Ve bu organizasyonun sorumluluğunu Giresun merkezden öğretmen arkadaşımız Mesut Özkaya üstlenmişti…

Koordine ve altyapı çalışmalarını da naçizane ben yapıyordum…

Ve ilk kez düzenlediğimiz bu ‘Yayla Çayır Güreşi’ yarışmasına;

Giresun, Ordu, Trabzon ve Samsun’dan 20 dolayında genç güreşçi katılmıştı…

Yapılan yarışma sonunda dereceye girenlere hediye olarak;

1.ye; bir koç, bir kupa ve birde ‘Teşekkür Belgesi’ vermiştik…
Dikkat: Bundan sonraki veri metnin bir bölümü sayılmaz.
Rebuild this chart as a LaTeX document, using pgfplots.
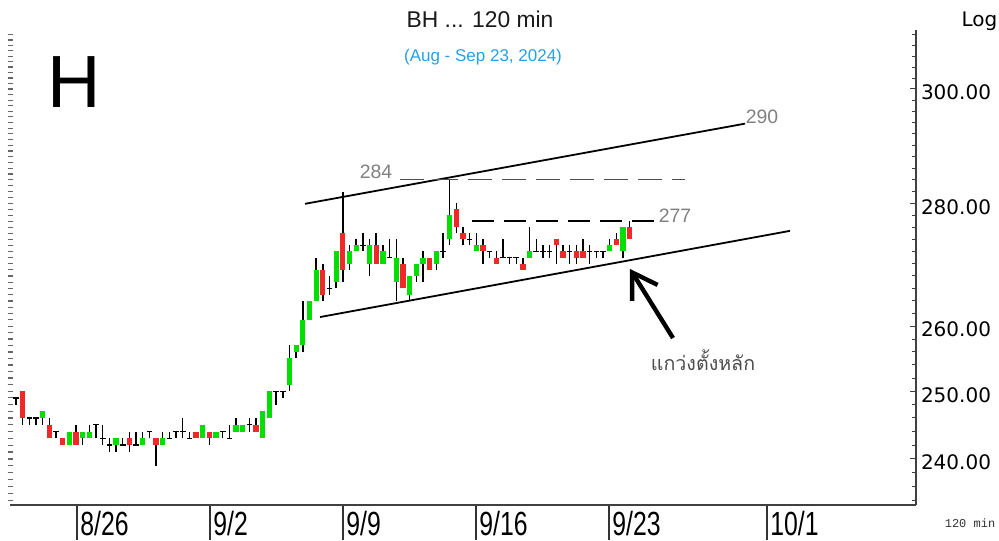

2.nin hediyesi; 8 kiloluk deri peyniri, Şilt ve Teşekkür Belgesiydi…

3’üncü gelen güreşçi; 5 kilo tereyağı, Şilt ve Teşekkür Belgesiyle onurlandırmıştık…
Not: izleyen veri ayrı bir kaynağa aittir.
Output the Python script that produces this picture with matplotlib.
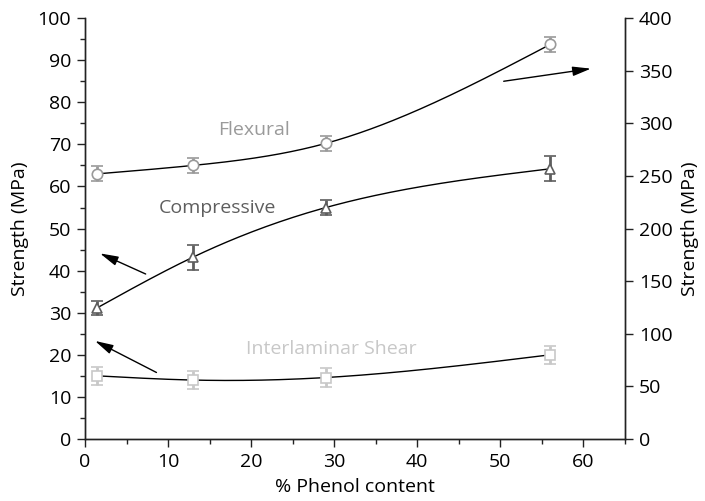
import numpy as np
import matplotlib
matplotlib.use("Agg")
import matplotlib.pyplot as plt

plt.rcParams['font.family'] = ['Open Sans', 'DejaVu Sans']

phenol = [1.5, 13, 29, 56]
flexural = [252, 260, 281, 375]          # right axis (MPa)
flexural_err = [7, 7, 7, 7]
compressive = [31.2, 43.2, 55.0, 64.2]   # left axis (MPa)
compressive_err = [1.7, 3.0, 1.8, 3.0]
shear = [15.0, 14.0, 14.6, 20.0]         # left axis (MPa)
shear_err = [2.2, 2.2, 2.2, 2.1]

c_flex = '#9a9a9a'
c_comp = '#5e5e5e'
c_shear = '#c8c8c8'

fig = plt.figure(figsize=(7.05, 5.01), dpi=100)
ax = fig.add_axes([0.1206, 0.1238, 0.7659, 0.840])
ax2 = ax.twinx()


def trend(x, y, n=200):
    """Natural cubic spline through the points."""
    x = np.asarray(x, float)
    y = np.asarray(y, float)
    k = len(x)
    h = np.diff(x)
    A = np.zeros((k, k))
    b = np.zeros(k)
    A[0, 0] = A[-1, -1] = 1.0
    for i in range(1, k - 1):
        A[i, i - 1] = h[i - 1]
        A[i, i] = 2 * (h[i - 1] + h[i])
        A[i, i + 1] = h[i]
        b[i] = 6 * ((y[i + 1] - y[i]) / h[i] - (y[i] - y[i - 1]) / h[i - 1])
    M = np.linalg.solve(A, b)
    xs = np.linspace(x[0], x[-1], n)
    idx = np.clip(np.searchsorted(x, xs) - 1, 0, k - 2)
    x0, x1 = x[idx], x[idx + 1]
    hh = x1 - x0
    t0, t1 = x1 - xs, xs - x0
    ys = (M[idx] * t0 ** 3 / (6 * hh) + M[idx + 1] * t1 ** 3 / (6 * hh)
          + (y[idx] / hh - M[idx] * hh / 6) * t0
          + (y[idx + 1] / hh - M[idx + 1] * hh / 6) * t1)
    return xs, ys


fs = 14

# trend curves
xs, ys = trend(phenol, compressive)
ax.plot(xs, ys, color='black', lw=1.0, zorder=2)
xs, ys = trend(phenol, shear)
ax.plot(xs, ys, color='black', lw=1.0, zorder=2)
xs, ys = trend(phenol, flexural)
ax2.plot(xs, ys, color='black', lw=1.0, zorder=2)

# data points with error bars
eb = dict(ms=7.5, mfc='white', mew=1.2, elinewidth=2, capsize=4,
          capthick=2.5, zorder=3)
ax.errorbar(phenol, compressive, yerr=compressive_err, fmt='^',
            mec=c_comp, ecolor=c_comp, **eb)
ax.errorbar(phenol, shear, yerr=shear_err, fmt='s',
            mec=c_shear, ecolor=c_shear, **{**eb, 'ms': 7})
ax2.errorbar(phenol, flexural, yerr=flexural_err, fmt='o',
             mec=c_flex, ecolor=c_flex, **eb)

# series labels
ax.text(20.4, 73.5, 'Flexural', color=c_flex, fontsize=fs, ha='center', va='center')
ax.text(16.0, 54.8, 'Compressive', color=c_comp, fontsize=fs, ha='center', va='center')
ax.text(29.6, 21.3, 'Interlaminar Shear', color=c_shear, fontsize=fs, ha='center', va='center')

# arrows pointing to the relevant axis
arrow = dict(arrowstyle='-|>,head_length=0.85,head_width=0.22', color='black',
             lw=1.0, mutation_scale=13, shrinkA=0, shrinkB=0)
ax.annotate('', xy=(1.8, 44.1), xytext=(7.3, 39.2), arrowprops=arrow)
ax.annotate('', xy=(1.2, 23.3), xytext=(8.6, 15.8), arrowprops=arrow)
ax.annotate('', xy=(60.9, 88.0), xytext=(50.4, 85.0), arrowprops=arrow)

ax.set_xlim(0, 65)
ax.set_ylim(0, 100)
ax2.set_ylim(0, 400)

ax.set_xticks(range(0, 61, 10))
ax.set_xticks(range(5, 66, 10), minor=True)
ax.set_yticks(range(0, 101, 10))
ax.set_yticks(range(5, 100, 10), minor=True)
ax2.set_yticks(range(0, 401, 50))

for a in (ax, ax2):
    a.spines['top'].set_visible(False)
    for s in a.spines.values():
        s.set_linewidth(1.0)
        s.set_color('#222222')
    a.tick_params(which='major', direction='out', length=6, width=1.0, pad=4,
                  labelsize=fs, colors='#222222', labelcolor='black')
    a.tick_params(which='minor', direction='out', length=3.5, width=1.0, colors='#222222')

ax.set_xlabel('% Phenol content', fontsize=fs, labelpad=5)
ax.set_ylabel('Strength (MPa)', fontsize=fs, labelpad=6)
ax2.set_ylabel('Strength (MPa)', fontsize=fs, labelpad=6)

fig.savefig('out.png', dpi=100)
Dereceye giremeyen diğer katılımcı güreşçilere de –katıldığı için- Teşekkür Belgesi ve gücümüz ölçüsünde küçük hediyeler takdim etmiştik…

Şunu da unutmadan söylemeliyim;

Pazar günü ‘Aymaç Çayırında’ yaptığımız etkinlikleri, biz bir gün önceden Cumartesi akşamı Dereli lisesinin bahçesinde ‘Mahalli Sanatçılarımızın’ verdiği konserlerle başlatırdık…

Sahne ve alan aydınlatmasını da;

Değerli arkadaşımız Engin Türker’in kendi tarafından yaptırdığı ve bize hediye ettiği 8 büyük spot lambayla aydınlatırdık…

Özetleyecek olursak;

Yöremizin doğal güzelliklerini turizme kapı aralamak için 1989 yılında Kümbet Yayla Şenliklerini başlattık…

Aradan üç yıl geçti;

1991 yılında Kümbet, Kulakkaya ve Bektaş merkez yerleşkelerini ‘Dağ ve Yayla Turizmi’ kapsamı içerisine aldırmayı başardık…

Hatta ve hatta beşinci yılda;

Ülkenin en büyük sanayi patronu olan Sakıp Sabancı’yı bile Kümbet Yayla Şenliklerinde ağırladık…

Ağırlamakla kalmayıp, üstüne-üstlük birde ‘Yayla Ağası’ yaptık…

Yani kısaca demem o ki;

Biz yetkisizler, iyi niyetimizi sermaye yaparak, yöremizi turizm konusunda öne çıkarmaya çalıştık…

Ve aradan tam 35 yıl geçmesine rağmen, bir arpa boyu yol alamadık…

Kümbet, Kulakkaya ve Bektaş yaylasında iki-üç girişimcinin yaptığı tesislerle turizmcilik yaptığımızı sandık…

Özetin özeti;

15 Nisan ile 22 Nisan arası Turizm Haftası olarak kutlanıyor…

Bu konuda il merkezi başta olmak üzere, Dereli ilçesindeki yönetsel erklerde bu hafta içerisinde ve turizm konusunda demeç verecekler mi?

Vereceklerse, nasıl bir demeç verecekler?